Dünyanın artan gıda tüketimi ve ek biyoyakıt ihtiyacı tüm dünyada ekilen arazilerin, doğal çayırlar ve tropik yağmur ormanlarının pahasına, genişlemesine yol açmaktadır. Ormansızlaşma ve çiftçilik uygulamalarının halen küresel sera gazı emisyonlarının %20’sinden sorumlu olduğu düşünüldüğünden, bu önemli bir noktadır. Ormanların toplu olarak ekilen arazilere dönüştürülmesi bu oranı artırmakta ve biyolojik çeşitlilik üzerinde ağır sonuçları olmaktadır.

Geniş alanlar doğal habitatlardan ya da geleneksel tarım yapılan alanlardan dönüştürülerek yoğun biyoenerji üretiminin hizmetine sunulursa, doğal hayat ile su miktarı ve kalitesi de zarar görebilir.

Görünür etkiler

Artan biyoenerji üretiminin etkilerini tahmin etmeye yönelik yakın zamanlı bilimsel girişimler sonuç vermeye ve belirgin şekiller sergilemeye başlamış olup, AÇA bunlara dikkat çekmeye çalışmaktadır.

Brezilya’da gerçekleştirilen bir çalışmada Amazon ormanlarının ekili alanlara dönüştürülme hızının küresel soya fasulyesi fiyatlarıyla ilintili olduğunu göstermek için uydu görüntüleri ve arazi etütleri kullanılmıştır – soyanın fiyatı ne kadar yüksekse, o kadar yağmur ormanı kesilmektedir.

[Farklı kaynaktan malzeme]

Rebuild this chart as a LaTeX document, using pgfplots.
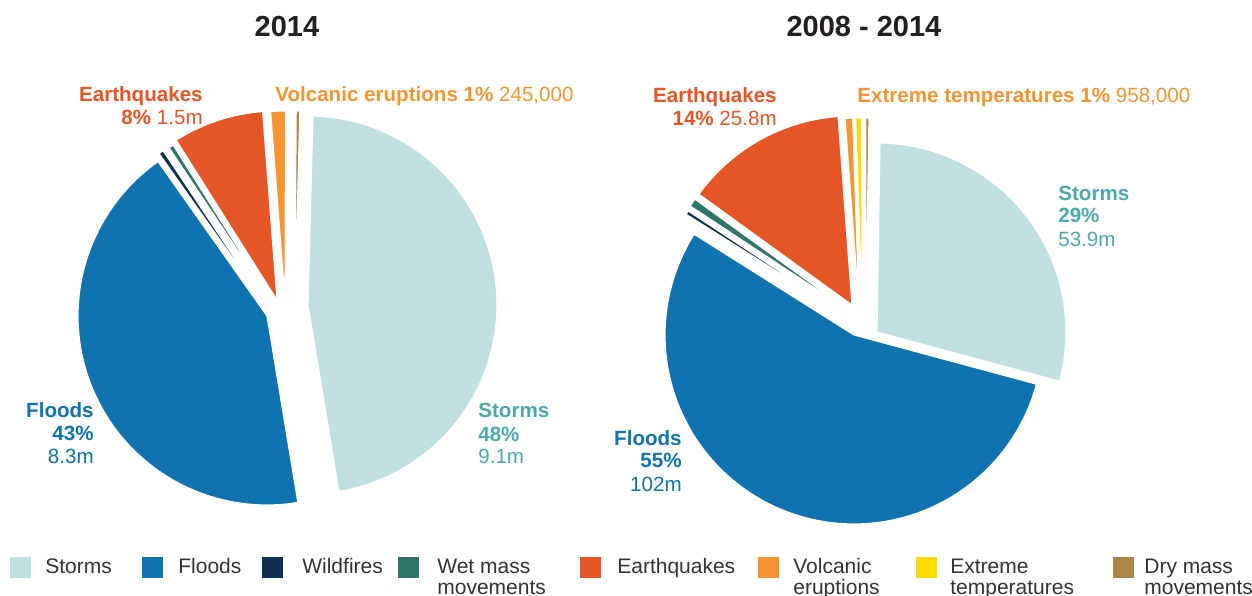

Amerikan biyoetanolü için hektarlarca soya fasulyesi mısır ekinine dönüştürüldükçe, biyoetanole yönelik talebin fiyatı artırdığına kuşku yoktur.

Bu arada Tim Searchinger ile ABD’deki Purdue Üniversitesi’ne mensup araştırmacılar ABD’de biyoetanol için büyük ölçekli mısır ile dallı darı yetiştiriciliğinin, farkı kapatmak için orman ve çayırların ekilebilir araziye çevrildiği başka yerlerdeki besin ürünlerinin üretimini nasıl değiştirebileceğini araştırmak için küresel bir tarımsal-ekonomik model kullanmıştır.

Yaptıkları araştırma biyoetanolle ilişkili sera gazı emisyonlarının 50 veya daha çok yıl boyunca fosil yakıtla ilişkili olanlardan daha yüksek olacağını tahmin etmektedir. Bu durum çayır ve ormanların CO2 depoları görevi görmesinden kaynaklanmaktadır. Bunların biyoyakıt üretmeye uygun bir ekin türüne dönüştürülmesi bu depolama işlevinin de sonu olurdu. Faydaların olumsuz etkilerden ağır basması için on yıllar geçmesi gerekirdi.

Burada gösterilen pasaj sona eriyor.